(Items from a dataset)
★ ★ ★ ★

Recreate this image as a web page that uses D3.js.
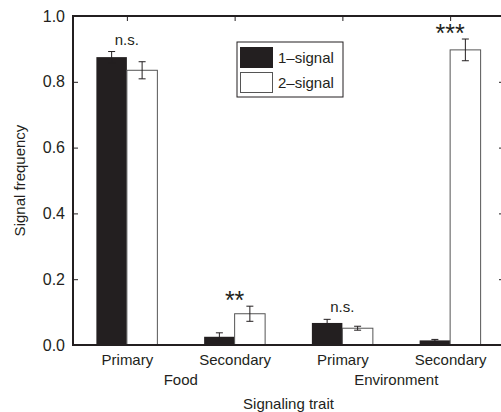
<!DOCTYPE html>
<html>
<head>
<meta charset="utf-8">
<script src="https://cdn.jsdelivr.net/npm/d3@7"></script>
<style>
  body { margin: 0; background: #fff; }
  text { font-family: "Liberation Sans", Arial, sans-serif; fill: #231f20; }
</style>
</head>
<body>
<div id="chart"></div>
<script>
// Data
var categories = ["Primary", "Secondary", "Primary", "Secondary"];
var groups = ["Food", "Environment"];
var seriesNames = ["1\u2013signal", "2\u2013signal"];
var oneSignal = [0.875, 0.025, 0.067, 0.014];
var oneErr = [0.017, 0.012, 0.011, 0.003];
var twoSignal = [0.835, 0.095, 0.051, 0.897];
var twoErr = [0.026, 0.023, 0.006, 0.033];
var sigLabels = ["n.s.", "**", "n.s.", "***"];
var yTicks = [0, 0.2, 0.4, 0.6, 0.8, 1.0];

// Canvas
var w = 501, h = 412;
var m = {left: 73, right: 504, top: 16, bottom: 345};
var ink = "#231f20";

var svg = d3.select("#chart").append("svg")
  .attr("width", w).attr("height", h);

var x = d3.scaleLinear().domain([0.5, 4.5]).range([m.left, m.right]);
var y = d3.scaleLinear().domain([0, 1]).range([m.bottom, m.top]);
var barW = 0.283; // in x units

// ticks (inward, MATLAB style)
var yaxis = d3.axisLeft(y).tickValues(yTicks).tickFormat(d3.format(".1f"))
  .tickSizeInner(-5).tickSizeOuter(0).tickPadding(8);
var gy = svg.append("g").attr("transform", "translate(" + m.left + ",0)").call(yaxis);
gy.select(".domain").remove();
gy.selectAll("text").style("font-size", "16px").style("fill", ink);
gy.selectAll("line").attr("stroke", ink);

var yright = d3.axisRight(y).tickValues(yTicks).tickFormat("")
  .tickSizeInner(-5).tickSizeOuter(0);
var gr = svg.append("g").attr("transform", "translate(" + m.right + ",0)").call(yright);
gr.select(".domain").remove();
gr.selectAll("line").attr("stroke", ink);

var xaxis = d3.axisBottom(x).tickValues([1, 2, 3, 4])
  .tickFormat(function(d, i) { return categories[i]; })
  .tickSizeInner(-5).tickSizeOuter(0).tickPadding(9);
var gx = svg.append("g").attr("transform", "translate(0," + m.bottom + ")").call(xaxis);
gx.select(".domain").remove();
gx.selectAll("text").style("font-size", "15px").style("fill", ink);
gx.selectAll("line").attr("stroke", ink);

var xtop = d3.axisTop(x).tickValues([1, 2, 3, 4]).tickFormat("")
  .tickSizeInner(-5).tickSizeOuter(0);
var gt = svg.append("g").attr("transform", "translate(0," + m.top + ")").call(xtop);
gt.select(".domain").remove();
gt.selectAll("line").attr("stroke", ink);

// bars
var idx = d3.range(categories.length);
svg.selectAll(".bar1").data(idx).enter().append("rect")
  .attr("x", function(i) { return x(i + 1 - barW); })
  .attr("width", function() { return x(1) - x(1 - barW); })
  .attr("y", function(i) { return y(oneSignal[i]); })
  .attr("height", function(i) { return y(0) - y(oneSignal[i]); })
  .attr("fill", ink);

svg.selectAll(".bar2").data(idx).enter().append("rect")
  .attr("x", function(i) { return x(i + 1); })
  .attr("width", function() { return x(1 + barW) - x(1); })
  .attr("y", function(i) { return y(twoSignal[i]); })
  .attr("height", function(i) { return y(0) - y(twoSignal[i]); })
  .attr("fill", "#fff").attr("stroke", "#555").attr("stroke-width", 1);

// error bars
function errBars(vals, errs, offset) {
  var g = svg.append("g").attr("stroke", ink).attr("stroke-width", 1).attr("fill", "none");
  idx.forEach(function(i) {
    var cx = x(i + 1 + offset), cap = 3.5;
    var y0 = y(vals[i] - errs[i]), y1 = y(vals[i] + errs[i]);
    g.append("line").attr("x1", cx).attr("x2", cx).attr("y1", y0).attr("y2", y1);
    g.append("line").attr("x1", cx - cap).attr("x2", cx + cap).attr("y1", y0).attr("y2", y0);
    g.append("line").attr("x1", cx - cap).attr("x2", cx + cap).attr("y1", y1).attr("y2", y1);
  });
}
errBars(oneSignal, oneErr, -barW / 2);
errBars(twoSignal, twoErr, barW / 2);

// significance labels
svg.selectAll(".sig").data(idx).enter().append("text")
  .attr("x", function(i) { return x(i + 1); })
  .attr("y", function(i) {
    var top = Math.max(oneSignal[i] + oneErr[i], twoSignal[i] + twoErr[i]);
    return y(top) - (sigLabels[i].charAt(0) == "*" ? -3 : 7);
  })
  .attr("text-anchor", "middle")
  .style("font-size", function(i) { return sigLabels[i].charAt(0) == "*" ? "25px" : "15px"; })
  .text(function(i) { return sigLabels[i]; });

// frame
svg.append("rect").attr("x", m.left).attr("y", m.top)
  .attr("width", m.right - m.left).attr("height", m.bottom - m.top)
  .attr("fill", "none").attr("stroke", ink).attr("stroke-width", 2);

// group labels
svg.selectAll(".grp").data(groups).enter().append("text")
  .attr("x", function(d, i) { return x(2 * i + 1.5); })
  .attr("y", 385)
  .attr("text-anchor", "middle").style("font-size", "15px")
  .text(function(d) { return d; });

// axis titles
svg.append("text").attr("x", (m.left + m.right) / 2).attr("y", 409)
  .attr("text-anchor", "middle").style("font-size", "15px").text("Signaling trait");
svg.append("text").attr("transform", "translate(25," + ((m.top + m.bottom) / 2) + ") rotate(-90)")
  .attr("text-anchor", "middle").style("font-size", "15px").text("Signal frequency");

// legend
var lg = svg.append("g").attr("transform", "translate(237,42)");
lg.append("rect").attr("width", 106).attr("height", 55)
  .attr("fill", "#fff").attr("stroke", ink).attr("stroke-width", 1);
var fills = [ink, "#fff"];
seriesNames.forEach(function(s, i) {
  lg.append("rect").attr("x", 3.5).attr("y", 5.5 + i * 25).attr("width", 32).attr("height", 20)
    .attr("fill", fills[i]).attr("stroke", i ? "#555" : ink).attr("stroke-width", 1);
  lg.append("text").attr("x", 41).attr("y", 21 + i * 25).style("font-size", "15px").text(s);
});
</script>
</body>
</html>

★ ★ ★ ★

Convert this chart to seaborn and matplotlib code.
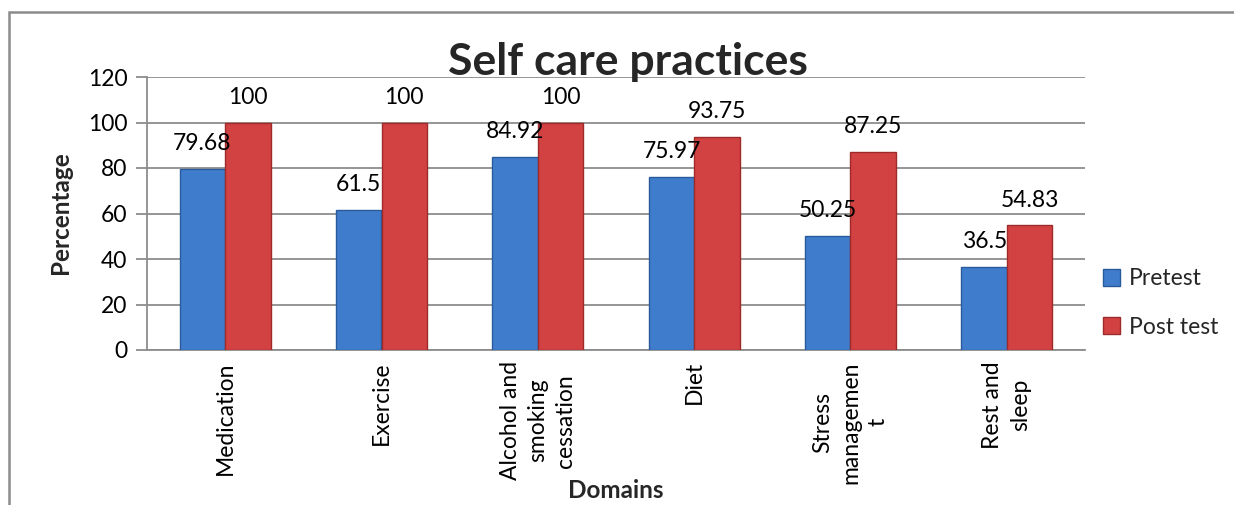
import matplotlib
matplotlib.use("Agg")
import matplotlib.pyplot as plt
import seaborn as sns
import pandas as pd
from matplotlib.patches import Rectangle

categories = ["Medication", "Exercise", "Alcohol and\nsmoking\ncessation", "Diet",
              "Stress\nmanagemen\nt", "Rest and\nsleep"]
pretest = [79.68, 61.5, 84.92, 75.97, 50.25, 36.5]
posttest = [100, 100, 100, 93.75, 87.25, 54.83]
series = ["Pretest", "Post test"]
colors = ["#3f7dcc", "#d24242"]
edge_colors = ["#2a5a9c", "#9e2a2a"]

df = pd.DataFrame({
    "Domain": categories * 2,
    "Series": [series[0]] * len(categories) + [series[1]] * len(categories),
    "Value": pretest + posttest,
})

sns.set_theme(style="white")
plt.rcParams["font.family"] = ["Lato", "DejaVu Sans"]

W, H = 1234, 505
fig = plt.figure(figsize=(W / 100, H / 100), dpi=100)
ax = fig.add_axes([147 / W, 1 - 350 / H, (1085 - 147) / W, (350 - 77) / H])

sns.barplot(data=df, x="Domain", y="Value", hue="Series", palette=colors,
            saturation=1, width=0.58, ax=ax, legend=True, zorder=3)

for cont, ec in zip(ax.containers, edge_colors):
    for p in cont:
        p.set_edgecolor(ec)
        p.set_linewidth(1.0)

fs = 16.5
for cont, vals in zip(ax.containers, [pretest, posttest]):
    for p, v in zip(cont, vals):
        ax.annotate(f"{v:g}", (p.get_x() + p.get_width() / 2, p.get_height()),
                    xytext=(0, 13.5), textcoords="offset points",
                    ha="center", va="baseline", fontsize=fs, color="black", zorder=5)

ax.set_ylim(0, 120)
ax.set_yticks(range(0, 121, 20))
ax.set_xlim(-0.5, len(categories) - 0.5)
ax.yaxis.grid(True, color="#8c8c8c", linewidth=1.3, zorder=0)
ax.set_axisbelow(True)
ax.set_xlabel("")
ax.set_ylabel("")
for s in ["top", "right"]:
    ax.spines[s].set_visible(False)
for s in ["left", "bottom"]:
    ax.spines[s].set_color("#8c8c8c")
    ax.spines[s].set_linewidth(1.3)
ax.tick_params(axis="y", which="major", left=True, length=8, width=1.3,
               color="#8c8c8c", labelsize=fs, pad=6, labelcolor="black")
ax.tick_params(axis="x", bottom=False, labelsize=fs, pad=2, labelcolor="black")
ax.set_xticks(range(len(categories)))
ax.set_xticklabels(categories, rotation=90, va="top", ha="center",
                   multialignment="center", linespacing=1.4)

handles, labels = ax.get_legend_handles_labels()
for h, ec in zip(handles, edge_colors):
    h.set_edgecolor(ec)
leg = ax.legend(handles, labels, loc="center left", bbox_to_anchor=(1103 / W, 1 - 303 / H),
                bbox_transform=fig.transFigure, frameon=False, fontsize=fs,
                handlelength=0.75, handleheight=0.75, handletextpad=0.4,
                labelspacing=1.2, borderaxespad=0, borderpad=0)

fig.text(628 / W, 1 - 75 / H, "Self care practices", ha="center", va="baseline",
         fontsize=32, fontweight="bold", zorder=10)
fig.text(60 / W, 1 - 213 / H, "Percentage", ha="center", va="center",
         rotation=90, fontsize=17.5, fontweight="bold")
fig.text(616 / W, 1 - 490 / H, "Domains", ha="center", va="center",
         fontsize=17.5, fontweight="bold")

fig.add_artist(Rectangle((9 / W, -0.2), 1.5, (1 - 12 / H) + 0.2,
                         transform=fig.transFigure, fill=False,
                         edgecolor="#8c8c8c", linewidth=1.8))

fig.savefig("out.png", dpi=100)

★ ★ ★ ★

- _WORK TO DO_: Your task is to transcribe exactly the lines starting at the line that contains "Recreate this image" and ending at the line that contains "var barW = 0.283; // in x units", both included. Leave out the pictures.

- _SOLUTION FOR THIS EXERCISE_:
Recreate this image as a web page that uses D3.js.
<!DOCTYPE html>
<html>
<head>
<meta charset="utf-8">
<script src="https://cdn.jsdelivr.net/npm/d3@7"></script>
<style>
  body { margin: 0; background: #fff; }
  text { font-family: "Liberation Sans", Arial, sans-serif; fill: #231f20; }
</style>
</head>
<body>
<div id="chart"></div>
<script>
// Data
var categories = ["Primary", "Secondary", "Primary", "Secondary"];
var groups = ["Food", "Environment"];
var seriesNames = ["1\u2013signal", "2\u2013signal"];
var oneSignal = [0.875, 0.025, 0.067, 0.014];
var oneErr = [0.017, 0.012, 0.011, 0.003];
var twoSignal = [0.835, 0.095, 0.051, 0.897];
var twoErr = [0.026, 0.023, 0.006, 0.033];
var sigLabels = ["n.s.", "**", "n.s.", "***"];
var yTicks = [0, 0.2, 0.4, 0.6, 0.8, 1.0];

// Canvas
var w = 501, h = 412;
var m = {left: 73, right: 504, top: 16, bottom: 345};
var ink = "#231f20";

var svg = d3.select("#chart").append("svg")
  .attr("width", w).attr("height", h);

var x = d3.scaleLinear().domain([0.5, 4.5]).range([m.left, m.right]);
var y = d3.scaleLinear().domain([0, 1]).range([m.bottom, m.top]);
var barW = 0.283; // in x units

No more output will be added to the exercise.